Entre tudo isso e o bebê, estão as figuras do pai e da mãe, responsáveis por criar e cuidar desse ser humano, preparando-o para se dar bem. Nesse ponto, a porca entorta o rabo porque os pais veem seus filhos com as lentes que escolhem, geralmente moldadas pelo futuro que planejam para os rebentos.

Entre enxergar o bebê como um ser normal ou como um pequeno Einstein, o limite é tênue. Tão tênue que gera confusão no período mais importante do desenvolvimento humano: a primeira infância, que vai até os 6 anos.


Influências

Sem perceber, os pais exageram no didatismo, querendo ensinar, desde muito cedo, a razão das coisas para um bebê que, por enquanto, só quer fazer o óbvio: brincar, descobrir, interagir.

Mas, na ânsia de atender à demanda social de preparar os filhos para serem competentes na idade adulta, muita gente não enxerga que um bebê de quase 2 anos não é superinteligente só porque tem desenvoltura com o mouse do computador. Ele apenas já sabe manusear um eletrodoméstico de uso comum da família.

"A criança nasce dentro de um cenário doméstico e absorve influências dos pais. Quando se pensa no desenvolvimento infantil, é preciso levar em conta o caldo cultural e social que a cerca", afirma a pedagoga Maria Letícia Nascimento, professora da Faculdade de Educação da USP.


Filhos felizes

"A primeira infância é um período lúdico, de descobertas. Não pode haver pressão para o sucesso nem cobrança", afirma o neuropediatra Marcelo Masruha Rodrigues, professor da Unifesp. Para o médico, os adultos deveriam se importar mais em criar filhos felizes, que brinquem bastante, do que investir em uma educação pesada antes dos 6 anos.

Segundo ele, o conceito atual da criança que vai à escolinha e tem várias atividades extracurriculares não é tão positivo quanto se imagina - com exceção do aprendizado de línguas. "Quem aprende duas línguas antes dos 5, 6 anos vai ser fluente em ambas e não terá sotaque. Após essa idade, a fluência é a mesma, embora a criança tenha sotaque."

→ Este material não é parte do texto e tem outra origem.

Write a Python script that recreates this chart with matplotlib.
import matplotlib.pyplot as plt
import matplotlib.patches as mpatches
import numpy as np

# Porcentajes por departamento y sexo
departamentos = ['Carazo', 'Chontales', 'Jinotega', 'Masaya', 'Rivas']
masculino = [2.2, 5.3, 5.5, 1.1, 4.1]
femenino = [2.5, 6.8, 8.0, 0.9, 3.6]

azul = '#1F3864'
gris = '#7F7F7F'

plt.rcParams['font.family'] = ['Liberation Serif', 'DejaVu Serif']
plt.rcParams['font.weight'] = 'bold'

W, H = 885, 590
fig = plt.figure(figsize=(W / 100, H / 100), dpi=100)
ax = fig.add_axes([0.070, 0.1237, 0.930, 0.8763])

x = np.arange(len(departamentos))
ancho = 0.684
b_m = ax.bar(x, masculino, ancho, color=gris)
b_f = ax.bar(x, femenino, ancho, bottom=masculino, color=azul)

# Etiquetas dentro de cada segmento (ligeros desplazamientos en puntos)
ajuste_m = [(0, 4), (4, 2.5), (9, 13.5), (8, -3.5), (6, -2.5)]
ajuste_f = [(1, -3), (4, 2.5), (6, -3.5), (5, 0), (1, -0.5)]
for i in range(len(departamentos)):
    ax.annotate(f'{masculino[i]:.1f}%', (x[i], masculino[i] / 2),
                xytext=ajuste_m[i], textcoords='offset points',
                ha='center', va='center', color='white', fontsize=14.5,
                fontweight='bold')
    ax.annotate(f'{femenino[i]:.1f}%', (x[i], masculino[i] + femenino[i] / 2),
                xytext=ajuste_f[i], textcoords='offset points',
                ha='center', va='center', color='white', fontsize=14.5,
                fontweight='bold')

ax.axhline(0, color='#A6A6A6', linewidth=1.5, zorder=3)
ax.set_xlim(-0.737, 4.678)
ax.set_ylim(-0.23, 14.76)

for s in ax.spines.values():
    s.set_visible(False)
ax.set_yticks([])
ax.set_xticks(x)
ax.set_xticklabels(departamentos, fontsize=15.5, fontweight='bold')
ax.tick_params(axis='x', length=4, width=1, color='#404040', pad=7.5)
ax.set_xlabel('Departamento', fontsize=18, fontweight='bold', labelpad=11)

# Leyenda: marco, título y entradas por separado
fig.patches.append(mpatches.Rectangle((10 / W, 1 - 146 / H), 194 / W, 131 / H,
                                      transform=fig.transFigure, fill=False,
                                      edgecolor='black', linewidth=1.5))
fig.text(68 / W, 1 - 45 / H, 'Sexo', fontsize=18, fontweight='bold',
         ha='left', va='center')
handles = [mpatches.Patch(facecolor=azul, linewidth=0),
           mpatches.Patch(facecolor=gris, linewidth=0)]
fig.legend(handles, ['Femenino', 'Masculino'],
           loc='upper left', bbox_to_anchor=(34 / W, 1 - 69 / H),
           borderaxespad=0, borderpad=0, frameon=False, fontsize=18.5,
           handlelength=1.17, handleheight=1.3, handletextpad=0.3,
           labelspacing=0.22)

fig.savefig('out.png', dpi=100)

Mas criar um filho bilíngue pode ter efeitos reversos, como retardo da fala, dificuldade em formar frases e troca de palavras. "Os pais devem consultar o pediatra se acharem que o filho não as está articulando bem", diz o médico.

Deixe rolar

Matricular o bebê na natação é superválido desde que a expectativa não seja a de ter um César Cielo em casa. "Um bebê ou uma criança muito pequenos vão nadar para se divertir, mas ainda não têm capacidade de aprender a técnica que leva ao bom desempenho", explica Rodrigues. Se a ideia é criar um medalhista olímpico, invista nisso após os 6, 7 anos. Antes, deixe simplesmente rolar. Permita que seu filho se divirta bastante e, por meio da folia, descubra o mundo e nele identifique suas aptidões com naturalidade.

Diversão

Brincar é altamente educativo. Por meio dessa atividade, pais e mães podem ensinar e aprender muito. Mas não devem criar expectativas. "Quando deixam as coisas acontecerem no seu tempo, os pais contêm a ansiedade em relação ao que esperam que a criança aprenda", afirma a professora de pedagogia da Unifesp, Fernanda Muller.

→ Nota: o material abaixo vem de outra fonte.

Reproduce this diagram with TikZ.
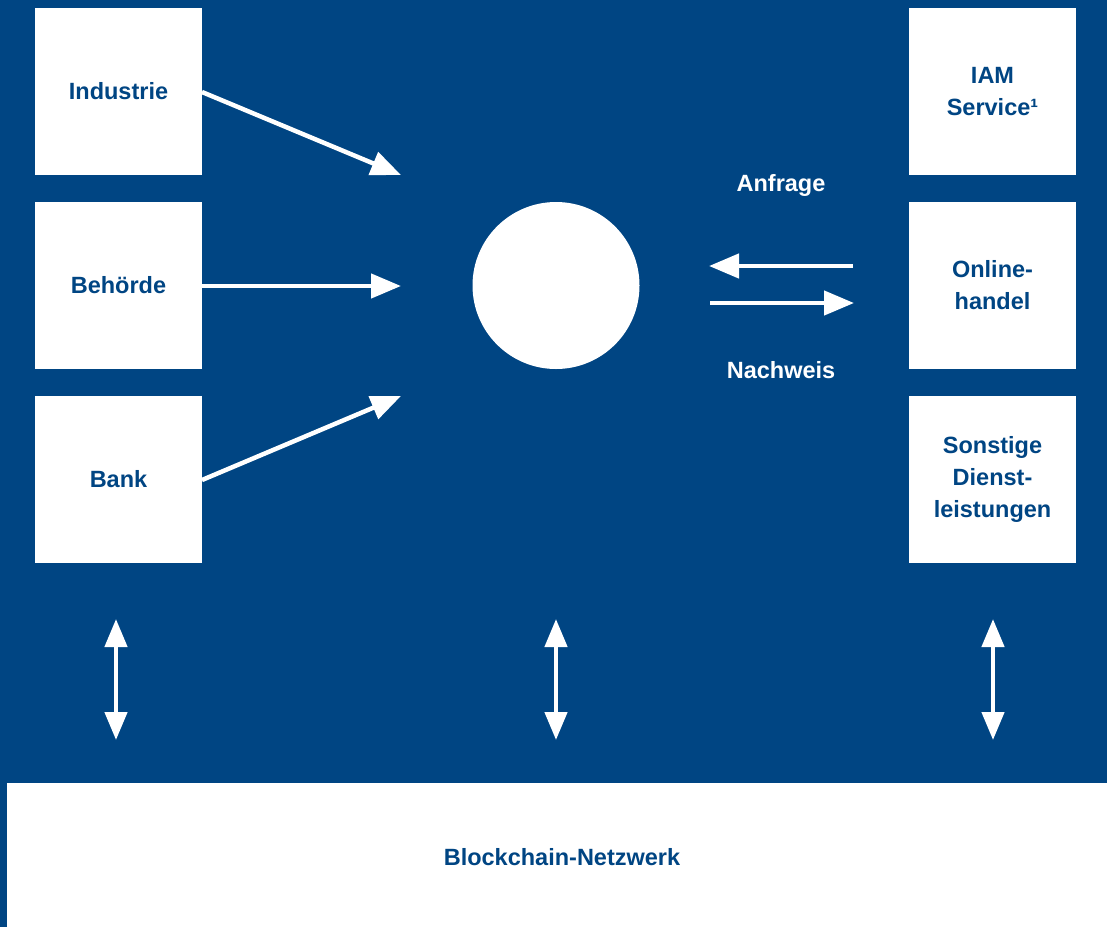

Durante a brincadeira, os pais, então relaxados, têm oportunidade de observar o que desperta o interesse dos filhos. "Nesse momento, devem aproveitar a brecha para estimular mais essa ou aquela aptidão", diz Maria Angela Barbato Coelho, coordenadora do Núcleo do Brincar da PUC-SP.

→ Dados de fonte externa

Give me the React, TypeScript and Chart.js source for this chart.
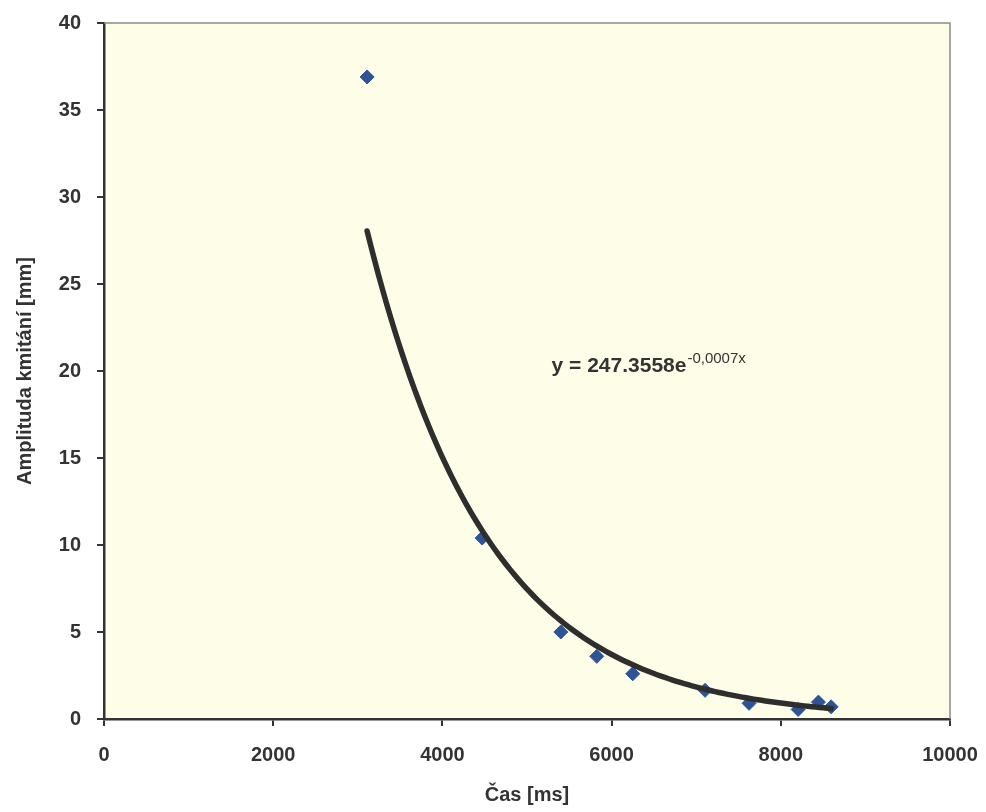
import React, { useEffect, useRef } from "react";
import { Chart, registerables } from "chart.js";

Chart.register(...registerables);

const timeMs = [3110, 4470, 5400, 5825, 6250, 7105, 7625, 8205, 8445, 8595];
const amplitude = [36.9, 10.4, 5.0, 3.6, 2.6, 1.65, 0.9, 0.55, 0.97, 0.7];
const xTicks = [0, 2000, 4000, 6000, 8000, 10000];
const yTicks = [0, 5, 10, 15, 20, 25, 30, 35, 40];
const TREND_A = 247.3558;
const TREND_B = -0.0007;
const EQ_MAIN = "y = 247.3558e";
const EQ_SUP = "-0,0007x";
const EQ_AT = { x: 5290, y: 20.4 };
const X_TITLE = "Čas [ms]";
const Y_TITLE = "Amplituda kmitání [mm]";

const FONT = "'Liberation Sans', Arial, sans-serif";
const TEXT = "#333333";

const decorPlugin = {
  id: "decor",
  beforeDraw(chart: any) {
    const { ctx, chartArea: a } = chart;
    ctx.save();
    ctx.fillStyle = "#FEFEE8";
    ctx.fillRect(a.left, a.top, a.right - a.left, a.bottom - a.top);
    ctx.restore();
  },
  afterDatasetsDraw(chart: any) {
    const { ctx, chartArea: a, scales } = chart;
    const xs = scales.x;
    const ys = scales.y;
    ctx.save();
    ctx.strokeStyle = "#8a8a8a";
    ctx.lineWidth = 1.5;
    ctx.beginPath();
    ctx.moveTo(a.left, a.top);
    ctx.lineTo(a.right, a.top);
    ctx.lineTo(a.right, a.bottom);
    ctx.stroke();
    ctx.restore();
    // exponential trendline defined by the equation printed on the chart
    const x0 = Math.min(...timeMs);
    const x1 = Math.max(...timeMs);
    ctx.save();
    ctx.strokeStyle = "#2e2e2e";
    ctx.lineWidth = 5.5;
    ctx.lineCap = "round";
    ctx.lineJoin = "round";
    ctx.beginPath();
    const steps = 120;
    for (let i = 0; i <= steps; i++) {
      const xv = x0 + ((x1 - x0) * i) / steps;
      const yv = TREND_A * Math.exp(TREND_B * xv);
      const px = xs.getPixelForValue(xv);
      const py = ys.getPixelForValue(yv);
      if (i === 0) ctx.moveTo(px, py);
      else ctx.lineTo(px, py);
    }
    ctx.stroke();
    ctx.restore();
    const ex = xs.getPixelForValue(EQ_AT.x);
    const ey = ys.getPixelForValue(EQ_AT.y);
    ctx.save();
    ctx.fillStyle = TEXT;
    ctx.textBaseline = "alphabetic";
    ctx.textAlign = "left";
    ctx.font = `bold 21px ${FONT}`;
    ctx.fillText(EQ_MAIN, ex, ey + 8);
    const w = ctx.measureText(EQ_MAIN).width;
    ctx.font = `15px ${FONT}`;
    ctx.fillText(EQ_SUP, ex + w + 1, ey - 1);
    ctx.restore();
  },
};

const noOverflow = (s: any) => {
  s.paddingLeft = 0;
  s.paddingRight = 0;
  s.paddingTop = 0;
  s.paddingBottom = 0;
};

export default function App() {
  const ref = useRef<HTMLCanvasElement | null>(null);
  useEffect(() => {
    if (!ref.current) return;
    const chart = new Chart(ref.current, {
      type: "scatter",
      data: {
        datasets: [
          {
            label: "Amplituda",
            data: timeMs.map((t, i) => ({ x: t, y: amplitude[i] })),
            pointStyle: "rectRot",
            pointRadius: 7,
            pointBackgroundColor: "#2D5596",
            pointBorderColor: "#2D5596",
            pointBorderWidth: 1,
            showLine: false,
          },
        ],
      },
      options: {
        responsive: false,
        animation: false,
        layout: { padding: { top: 23, right: 36, left: 0, bottom: 0 } },
        plugins: { legend: { display: false }, tooltip: { enabled: false } },
        scales: {
          x: {
            type: "linear",
            min: 0,
            max: 10000,
            afterBuildTicks: (s: any) => {
              s.ticks = xTicks.map((v) => ({ value: v }));
            },
            afterFit: (s: any) => {
              s.height = 93;
              noOverflow(s);
            },
            grid: {
              drawOnChartArea: false,
              drawTicks: true,
              tickLength: 7,
              color: "#333",
              lineWidth: 2,
            },
            border: { color: "#333", width: 2.5 },
            ticks: {
              padding: 17,
              color: TEXT,
              font: { family: FONT, size: 20, weight: "bold" },
              maxRotation: 0,
              callback: (v: any) => String(v),
            },
            title: {
              display: true,
              text: X_TITLE,
              color: TEXT,
              font: { family: FONT, size: 20, weight: "bold" },
              padding: { top: 0, bottom: 5 },
            },
          },
          y: {
            type: "linear",
            min: 0,
            max: 40,
            afterBuildTicks: (s: any) => {
              s.ticks = yTicks.map((v) => ({ value: v }));
            },
            afterFit: (s: any) => {
              s.width = 104;
              noOverflow(s);
            },
            grid: {
              drawOnChartArea: false,
              drawTicks: true,
              tickLength: 7,
              color: "#333",
              lineWidth: 2,
            },
            border: { color: "#333", width: 2.5 },
            ticks: {
              padding: 16,
              color: TEXT,
              font: { family: FONT, size: 20, weight: "bold" },
              callback: (v: any) => String(v),
            },
            title: {
              display: true,
              text: Y_TITLE,
              color: TEXT,
              font: { family: FONT, size: 20, weight: "bold" },
              padding: { top: 13, bottom: 0 },
            },
          },
        },
      } as any,
      plugins: [decorPlugin],
    });
    return () => chart.destroy();
  }, []);
  return (
    <div style={{ position: "absolute", left: 0, top: 0, width: 986, height: 812, background: "#fff" }}>
      <canvas ref={ref} width={986} height={812} />
    </div>
  );
}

Aí cabe comprar instrumentos musicais se o menino demonstra "jeito pra coisa". Porque a história de tocar Beatles para o feto não significa que ele venha a se tornar um novo George Harrison.

O maior problema é que os adultos ignoram que o brincar é fundamental para a formação do ser humano. "Brincando, a criança constrói alicerces para a vida. Aprende naturalmente a se posicionar diante dos outros, garantindo sua socialização", diz João Figueiró.

Para ele, os pais têm de apoiar o desenvolvimento do ser e não apenas fazer um projeto do que eles desejam que o bebê "venha a ser". Muitas vezes não se dão conta, mas colocam no ombro dos filhos um saco cheio de desejos, esperanças e frustrações. Inconscientemente, querem que as crianças sejam o que eles não foram e as moldam à sua imagem.